'''
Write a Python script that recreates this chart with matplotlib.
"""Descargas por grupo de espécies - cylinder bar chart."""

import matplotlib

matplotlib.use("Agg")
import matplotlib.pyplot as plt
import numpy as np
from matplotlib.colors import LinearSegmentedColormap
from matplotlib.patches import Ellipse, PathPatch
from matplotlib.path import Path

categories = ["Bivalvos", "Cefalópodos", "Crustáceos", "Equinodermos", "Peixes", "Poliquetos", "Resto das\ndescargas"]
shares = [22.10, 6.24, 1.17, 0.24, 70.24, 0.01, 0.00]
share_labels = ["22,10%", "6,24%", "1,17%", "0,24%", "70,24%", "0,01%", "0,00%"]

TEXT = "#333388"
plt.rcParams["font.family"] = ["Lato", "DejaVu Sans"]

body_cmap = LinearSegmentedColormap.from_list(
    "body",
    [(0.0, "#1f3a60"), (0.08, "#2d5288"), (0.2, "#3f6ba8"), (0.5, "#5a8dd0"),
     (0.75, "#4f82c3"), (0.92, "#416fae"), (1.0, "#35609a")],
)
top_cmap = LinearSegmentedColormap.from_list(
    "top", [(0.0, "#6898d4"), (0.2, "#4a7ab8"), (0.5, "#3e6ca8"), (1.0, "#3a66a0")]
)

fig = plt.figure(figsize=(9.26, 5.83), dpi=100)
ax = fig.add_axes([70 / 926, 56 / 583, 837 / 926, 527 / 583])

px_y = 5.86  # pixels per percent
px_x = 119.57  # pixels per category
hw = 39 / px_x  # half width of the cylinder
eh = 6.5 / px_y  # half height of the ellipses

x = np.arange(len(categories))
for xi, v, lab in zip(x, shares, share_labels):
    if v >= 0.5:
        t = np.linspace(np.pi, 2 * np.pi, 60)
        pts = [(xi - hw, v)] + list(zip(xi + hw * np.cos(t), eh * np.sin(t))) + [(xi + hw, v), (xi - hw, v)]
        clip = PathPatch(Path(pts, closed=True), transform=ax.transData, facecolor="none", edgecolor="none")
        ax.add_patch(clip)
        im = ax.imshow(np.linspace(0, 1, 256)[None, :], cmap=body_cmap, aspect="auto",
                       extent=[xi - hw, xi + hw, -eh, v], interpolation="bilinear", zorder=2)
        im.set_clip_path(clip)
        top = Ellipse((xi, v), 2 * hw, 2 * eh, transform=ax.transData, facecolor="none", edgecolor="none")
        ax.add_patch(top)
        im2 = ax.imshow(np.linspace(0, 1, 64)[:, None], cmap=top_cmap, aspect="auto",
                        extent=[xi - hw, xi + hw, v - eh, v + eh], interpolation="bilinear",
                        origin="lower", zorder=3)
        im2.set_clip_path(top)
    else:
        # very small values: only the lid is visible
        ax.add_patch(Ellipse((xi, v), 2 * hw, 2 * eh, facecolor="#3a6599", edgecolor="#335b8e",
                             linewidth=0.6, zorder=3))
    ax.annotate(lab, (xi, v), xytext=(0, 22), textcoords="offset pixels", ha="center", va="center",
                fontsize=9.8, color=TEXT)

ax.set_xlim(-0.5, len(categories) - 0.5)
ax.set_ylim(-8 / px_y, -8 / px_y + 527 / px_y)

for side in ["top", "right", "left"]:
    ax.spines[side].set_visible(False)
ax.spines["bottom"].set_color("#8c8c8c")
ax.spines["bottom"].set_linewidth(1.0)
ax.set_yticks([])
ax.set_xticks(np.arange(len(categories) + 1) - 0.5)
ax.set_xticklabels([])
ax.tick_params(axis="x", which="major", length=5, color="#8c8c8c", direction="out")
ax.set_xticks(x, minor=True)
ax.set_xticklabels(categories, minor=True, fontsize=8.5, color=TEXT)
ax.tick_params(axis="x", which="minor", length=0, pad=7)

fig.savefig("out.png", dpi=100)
'''
Exercise goal:
Print the material once more, exactly.

Worked answer:
Write a Python script that recreates this chart with matplotlib.
"""Descargas por grupo de espécies - cylinder bar chart."""

import matplotlib

matplotlib.use("Agg")
import matplotlib.pyplot as plt
import numpy as np
from matplotlib.colors import LinearSegmentedColormap
from matplotlib.patches import Ellipse, PathPatch
from matplotlib.path import Path

categories = ["Bivalvos", "Cefalópodos", "Crustáceos", "Equinodermos", "Peixes", "Poliquetos", "Resto das\ndescargas"]
shares = [22.10, 6.24, 1.17, 0.24, 70.24, 0.01, 0.00]
share_labels = ["22,10%", "6,24%", "1,17%", "0,24%", "70,24%", "0,01%", "0,00%"]

TEXT = "#333388"
plt.rcParams["font.family"] = ["Lato", "DejaVu Sans"]

body_cmap = LinearSegmentedColormap.from_list(
    "body",
    [(0.0, "#1f3a60"), (0.08, "#2d5288"), (0.2, "#3f6ba8"), (0.5, "#5a8dd0"),
     (0.75, "#4f82c3"), (0.92, "#416fae"), (1.0, "#35609a")],
)
top_cmap = LinearSegmentedColormap.from_list(
    "top", [(0.0, "#6898d4"), (0.2, "#4a7ab8"), (0.5, "#3e6ca8"), (1.0, "#3a66a0")]
)

fig = plt.figure(figsize=(9.26, 5.83), dpi=100)
ax = fig.add_axes([70 / 926, 56 / 583, 837 / 926, 527 / 583])

px_y = 5.86  # pixels per percent
px_x = 119.57  # pixels per category
hw = 39 / px_x  # half width of the cylinder
eh = 6.5 / px_y  # half height of the ellipses

x = np.arange(len(categories))
for xi, v, lab in zip(x, shares, share_labels):
    if v >= 0.5:
        t = np.linspace(np.pi, 2 * np.pi, 60)
        pts = [(xi - hw, v)] + list(zip(xi + hw * np.cos(t), eh * np.sin(t))) + [(xi + hw, v), (xi - hw, v)]
        clip = PathPatch(Path(pts, closed=True), transform=ax.transData, facecolor="none", edgecolor="none")
        ax.add_patch(clip)
        im = ax.imshow(np.linspace(0, 1, 256)[None, :], cmap=body_cmap, aspect="auto",
                       extent=[xi - hw, xi + hw, -eh, v], interpolation="bilinear", zorder=2)
        im.set_clip_path(clip)
        top = Ellipse((xi, v), 2 * hw, 2 * eh, transform=ax.transData, facecolor="none", edgecolor="none")
        ax.add_patch(top)
        im2 = ax.imshow(np.linspace(0, 1, 64)[:, None], cmap=top_cmap, aspect="auto",
                        extent=[xi - hw, xi + hw, v - eh, v + eh], interpolation="bilinear",
                        origin="lower", zorder=3)
        im2.set_clip_path(top)
    else:
        # very small values: only the lid is visible
        ax.add_patch(Ellipse((xi, v), 2 * hw, 2 * eh, facecolor="#3a6599", edgecolor="#335b8e",
                             linewidth=0.6, zorder=3))
    ax.annotate(lab, (xi, v), xytext=(0, 22), textcoords="offset pixels", ha="center", va="center",
                fontsize=9.8, color=TEXT)

ax.set_xlim(-0.5, len(categories) - 0.5)
ax.set_ylim(-8 / px_y, -8 / px_y + 527 / px_y)

for side in ["top", "right", "left"]:
    ax.spines[side].set_visible(False)
ax.spines["bottom"].set_color("#8c8c8c")
ax.spines["bottom"].set_linewidth(1.0)
ax.set_yticks([])
ax.set_xticks(np.arange(len(categories) + 1) - 0.5)
ax.set_xticklabels([])
ax.tick_params(axis="x", which="major", length=5, color="#8c8c8c", direction="out")
ax.set_xticks(x, minor=True)
ax.set_xticklabels(categories, minor=True, fontsize=8.5, color=TEXT)
ax.tick_params(axis="x", which="minor", length=0, pad=7)

fig.savefig("out.png", dpi=100)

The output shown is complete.